Rusfertide stabilizes haematocrit for 2.5 years in PCV

Elvira Manzano
29 Jan 2024
Rusfertide stabilizes haematocrit for 2.5 years in PCV

The hepcidin mimetic rusfertide provides long-term control of haematocrit (2.5 years) and reduces the use of phlebotomy among patients with polycythemia vera (PCV) in the phase II REVIVE study.

Response rate with rusfertide was 69.2 percent (defined as haematocrit <45 percent during 12 weeks of treatment without phlebotomy) compared with 18.5 percent with placebo. Additionally, 24 of 26 patients treated with rusfertide did not receive phlebotomy compared with 12 of 27 in the placebo arm. [ASH 2023, abstract 745]

The REVIVE trial consists of three parts.  Part 1 was a dose-finding and dose-evaluation phase. Dr Ellen Ritchie from the Weill Cornell Medical College at Cornell University, New York, US reported findings from part 2 of the trial, a blinded, randomized, withdrawal of treatment phase, at ASH 2023.

Part 3 will be an open-label extension (OLE) to evaluate rusfertide dosing, safety, and efficacy for up to 3 years.

Ritchie said the randomized portion of the study was designed to look for efficacy. “Half of the patients were randomly assigned to placebo; half continued with rusfertide from weeks 29–41. At week 42, patients were allowed to take part in the OLE study.

The trial met the primary endpoint – 18 of 26 patients achieved a stable haematocrit level of <45 percent. In the placebo arm of the withdrawal component, five of 27 patients achieved the primary endpoint. “Response to rusfertide was superior regardless of whether patients received cytoreductive therapy,” said Ritchie.

During the randomized withdrawal, 92.3 percent of those who continued with rusfertide did not require phlebotomy compared with 44.4 percent in the placebo arm. “Haemoglobin and erythrocyte counts increased only when rusfertide was held or discontinued,” she added.

Fifty-eight of the 70 patients enrolled in part 1 of the trial continued to part 3. As of mid-October, 57 patients had been treated for at least 1 year, 51 for ≥1.5 years, and 37 for ≥2 years.

“Mean haemoglobin levels generally remained stable and mean erythrocyte counts decreased through 2.5 years,” Ritchie reported. “Leukocyte counts also remained stable. Platelet count increased by about 30 percent as patients started rusfertide but did not increase further as they continued with treatment. Rusfertide resulted in normalization of serum ferritin levels over the 2.5 years.”

Patient-reported outcomes improved, including fatigue, early satiety, inactivity, concentration, night sweats, and itching.
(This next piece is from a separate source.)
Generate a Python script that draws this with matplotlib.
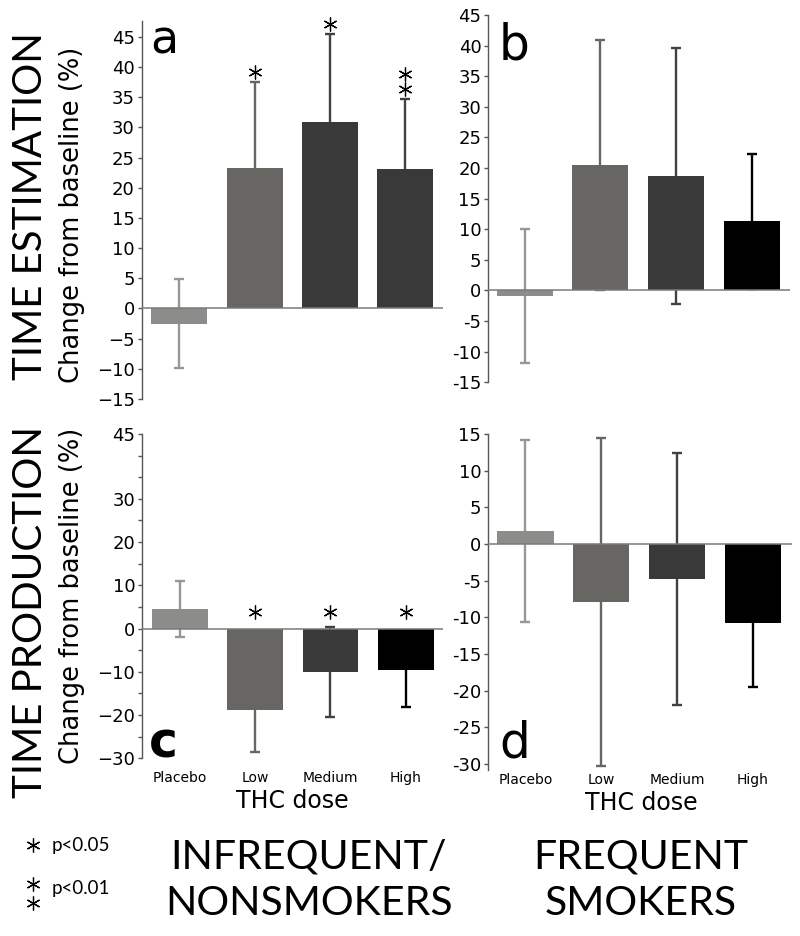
import matplotlib
matplotlib.use('Agg')
import matplotlib.pyplot as plt
from matplotlib import transforms
import numpy as np

doses = ['Placebo', 'Low', 'Medium', 'High']

# a: time estimation, infrequent/nonsmokers
est_inf_mean = [-2.5, 23.3, 30.9, 23.2]
est_inf_err = [7.4, 14.3, 14.6, 11.5]
est_inf_sig = [0, 1, 1, 2]
# b: time estimation, frequent smokers
est_freq_mean = [-0.9, 20.5, 18.7, 11.3]
est_freq_err = [10.9, 20.4, 20.9, 11.0]
# c: time production, infrequent/nonsmokers
prod_inf_mean = [4.6, -18.9, -10.0, -9.5]
prod_inf_err = [6.5, 9.7, 10.4, 8.7]
prod_inf_sig = [0, 1, 1, 1]
# d: time production, frequent smokers
prod_freq_mean = [1.8, -7.9, -4.8, -10.8]
prod_freq_err = [12.4, 22.4, 17.2, 8.7]

bar_a = ['#8c8c8a', '#676662', '#3a3939', '#3a3939']
err_a = ['#979797', '#676662', '#424141', '#424141']
bar_k = ['#8c8c8a', '#676662', '#3a3939', '#000000']
err_k = ['#979797', '#676662', '#424141', '#000000']

W, H = 800, 936
fig = plt.figure(figsize=(W / 100, H / 100), dpi=100)
big = ['Lato', 'DejaVu Sans']


def add_ax(left, top, right, bottom):
    return fig.add_axes([left / W, 1 - bottom / H, (right - left) / W, (bottom - top) / H])


def panel(ax, means, errs, colors, ecolors, ylim, xlim, ticks, shown, minus, sig=None, zero_base=False,
          show_x=False, xpad=2):
    x = np.arange(1, len(means) + 1)
    for xi, m, e, ec in zip(x, means, errs, ecolors):
        ax.errorbar(xi, m, yerr=e, color=ec, lw=1.7, capsize=3.8, capthick=1.7, zorder=1)
    ax.bar(x, means, width=0.74, color=colors, zorder=2)
    ax.axhline(0, color='#7a7a7a', lw=1.1, zorder=3)
    ax.set_xlim(*xlim)
    ax.set_ylim(*ylim)
    for s in ['top', 'right', 'bottom']:
        ax.spines[s].set_visible(False)
    ax.spines['left'].set_color('#555555')
    ax.spines['left'].set_linewidth(1.0)
    labels = [(f'{t:g}'.replace('-', minus) if t in shown else '') for t in ticks]
    ax.set_yticks(ticks, labels)
    ax.tick_params(axis='y', length=3, width=1, color='#555555', labelsize=13, pad=2)
    if show_x:
        ax.set_xticks(x, doses)
        ax.tick_params(axis='x', length=0, labelsize=10, pad=xpad)
    else:
        ax.set_xticks([])
    if sig:
        for xi, m, e, n in zip(x, means, errs, sig):
            base = 0 if zero_base else m + e
            for k in range(n):
                off = (12 if zero_base else 7) + k * 11
                tr = transforms.offset_copy(ax.transData, fig=fig, x=0, y=off, units='points')
                ax.plot(xi, base, marker=(6, 2, 0), ms=10, mew=0.9, color='black', transform=tr,
                        clip_on=False, zorder=4)


ax_a = add_ax(141.7, 20.7, 443, 399)
panel(ax_a, est_inf_mean, est_inf_err, bar_a, err_a, (-15, 47.7), (0.5, 4.5),
      np.arange(-15, 50, 5), list(range(-15, 50, 5)), '\u2212', sig=est_inf_sig)

ax_b = add_ax(488.3, 15, 789.6, 382.3)
panel(ax_b, est_freq_mean, est_freq_err, bar_k, err_k, (-15, 45), (0.52, 4.5),
      np.arange(-15, 50, 5), list(range(-15, 50, 5)), '-')

ax_c = add_ax(142.3, 434, 443.3, 758.3)
panel(ax_c, prod_inf_mean, prod_inf_err, bar_k, err_k, (-30, 45), (0.5, 4.5),
      np.arange(-30, 50, 5), [45, 30, 20, 10, 0, -10, -20, -30], '\u2212', sig=prod_inf_sig,
      zero_base=True, show_x=True, xpad=9)

ax_d = add_ax(488.3, 434, 791.7, 770)
panel(ax_d, prod_freq_mean, prod_freq_err, bar_k, err_k, (-30.8, 15), (0.51, 4.51),
      np.arange(-30, 20, 5), list(range(-30, 20, 5)), '-', show_x=True, xpad=2)

# panel letters
fig.text(150 / W, 1 - 53 / H, 'a', fontsize=33, va='baseline')
fig.text(499 / W, 1 - 59 / H, 'b', fontsize=35, va='baseline')
fig.text(149 / W, 1 - 757 / H, 'c', fontsize=35, fontweight='bold', va='baseline')
fig.text(499 / W, 1 - 757 / H, 'd', fontsize=35, va='baseline')

# axis titles
for y, txt in [(206, 'TIME ESTIMATION'), (612, 'TIME PRODUCTION')]:
    fig.text(42 / W, 1 - y / H, txt, rotation=90, rotation_mode='anchor', ha='center', va='baseline',
             fontsize=29, family=big)
for y in [215, 596]:
    fig.text(79 / W, 1 - y / H, 'Change from baseline (%)', rotation=90, rotation_mode='anchor',
             ha='center', va='baseline', fontsize=18.5)
fig.text(292 / W, 1 - 808 / H, 'THC dose', ha='center', va='baseline', fontsize=17)
fig.text(641 / W, 1 - 810 / H, 'THC dose', ha='center', va='baseline', fontsize=17)

# group names
fig.text(309 / W, 1 - 868 / H, 'INFREQUENT/', ha='center', va='baseline', fontsize=29.5, family=big)
fig.text(309 / W, 1 - 915 / H, 'NONSMOKERS', ha='center', va='baseline', fontsize=29.5, family=big)
fig.text(641 / W, 1 - 868 / H, 'FREQUENT', ha='center', va='baseline', fontsize=29.5, family=big)
fig.text(641 / W, 1 - 915 / H, 'SMOKERS', ha='center', va='baseline', fontsize=29.5, family=big)

# significance key
fig.text(52 / W, 1 - 851 / H, 'p<0.05', va='baseline', fontsize=13.5, family=big)
fig.text(52 / W, 1 - 894 / H, 'p<0.01', va='baseline', fontsize=13.5, family=big)
for yy in [845, 884, 903]:
    fig.add_artist(plt.Line2D([33 / W], [1 - yy / H], marker=(6, 2, 0), ms=10, mew=0.9, color='black',
                              transform=fig.transFigure))

fig.savefig('out.png', dpi=100)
Most adverse events were grade 1/2. Eight patients developed second malignancies.  Five high-risk patients had thromboembolic events.

When asked if the interval of treatment can be decreased, Ritchie said: “There is no data to support that. “Physicians were at liberty to adjust the dose to keep the haematocrit <45 percent. As this study cohort continues to be studied, that will be an interesting question: whether we can decrease the frequency or whether we can decrease the dose in some of these patients.”

PCV is a rare blood disorder characterized by excessive production of red blood cells, which can make the blood thicker. This can lead to increased blood viscosity, including thromboses.